Driving-wise, there’s a direct road from Pula, the D66. If travelling from the other direction, you can use this same road to make the journey from Opatija to Labin.
What to See and Do in Labin
Head to the old town part of Labin to enjoy the pretty little cobbled streets, beautiful squares, old palaces (such as the Negri Palace) colourful old buildings. As you head to the old town you will pass through Porta Sanfior which were the main town gates, erected in the 16th century, Above the gate you will see the Labin coat of arms.
Head to the Fortica Viewpoint for stunning views all around, including to the Adriatic.
The City Museum (housed in the 18th-century Battiala-Lazzarini Palace) of course contains exhibits of items of interest from the local area – including stone items from the 1st and 2nd centuries. Visitors to the Museum delight in the fact that there’s a reconstruction of the coal mine underneath the museum. Make your way through the tiny space to get a feel for how miners spent their days.
Park Dubrova is a sculpture park that is located slightly north of town. In an area of beautiful countryside and amidst lovely greenery stand around 70 sculptures. These sculptures have been created during the Mediterranean Sculpture Symposium that is held each year; it was first held in 1970. The park is open 24 hours a day, and entry is free.
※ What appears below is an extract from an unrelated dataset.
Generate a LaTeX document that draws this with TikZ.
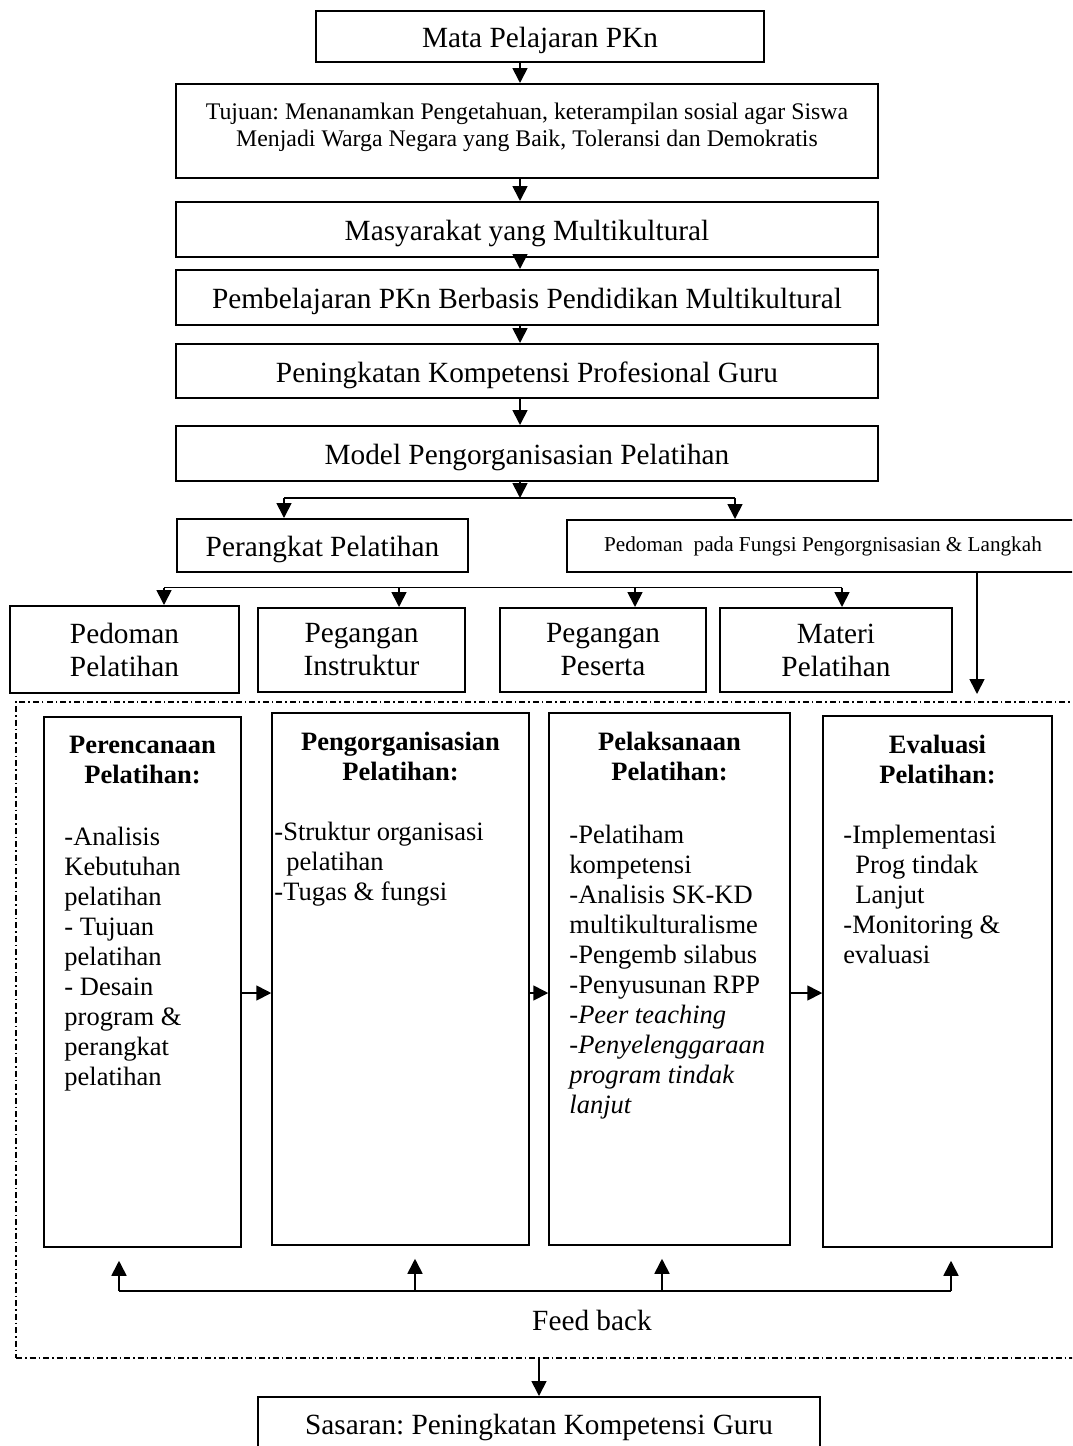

It’s a peaceful and relaxing place to spend an afternoon.
As mining used to be such an important industry in and around Labin in the days of Yugoslavia, you can undertake a mine tour which is combined with a tour of Litija mine over the border in Slovenia.
Eating and Drinking in Labin
Restaurant Peteani in the hotel of the same name is one of the smartest choices for dining here. Showcasing typically Istrian cooking with a modern twist, there’s a great ambience and a gorgeous view here too.
Pizzeria Rumore is a great option in the old town, serving highly-rated pizzas.
You won’t miss Velo Cafe on Labin old town’s main square – it’s a great place to sip a coffee and people watch.
Pizzeria Pineta is a comfortable, relaxed place that of course serves tasty pizzas (and pasta dishes) but other typically Istrian and Croatian dishes.
Markus was established in 1972 and offers a wide-ranging menu featuring typically Istrian and Mediterranean dishes. It is the restaurant’s steak dishes, however, that it is best known for.
Events in Labin
The Labina Art & Tolerance Festival takes place in mid-May each year with music, theatre performances and more.
Accommodation in Labin
There are two hotels in Labin, the Hotel Peteani and La Loggia which are both four-star. The former offers smart, comfortable accommodation in the modern setting of a small hotel. (It is also home to the above-mentioned, popular Restaurant Pateani.) La Loggia
Campers can opt for the Floria Glamping Garden which offers four-star accommodation in very well-appointed bell tents. You won’t believe the amenities in them – bathrooms (yes, really!), flat-screen TVs, air conditioning… There’s also a shared outdoor pool and you can even take part in on-site group yoga lessons. Mobile Homes Romantik – which also offers a shared outdoor pool – is another camping choice.
Apartments, holiday homes and villas abound in this part of Croatia – take a look at what’s available on Booking.com or use the map below to search for accommodation.
You can of course also consider accommodation in nearby Rabac.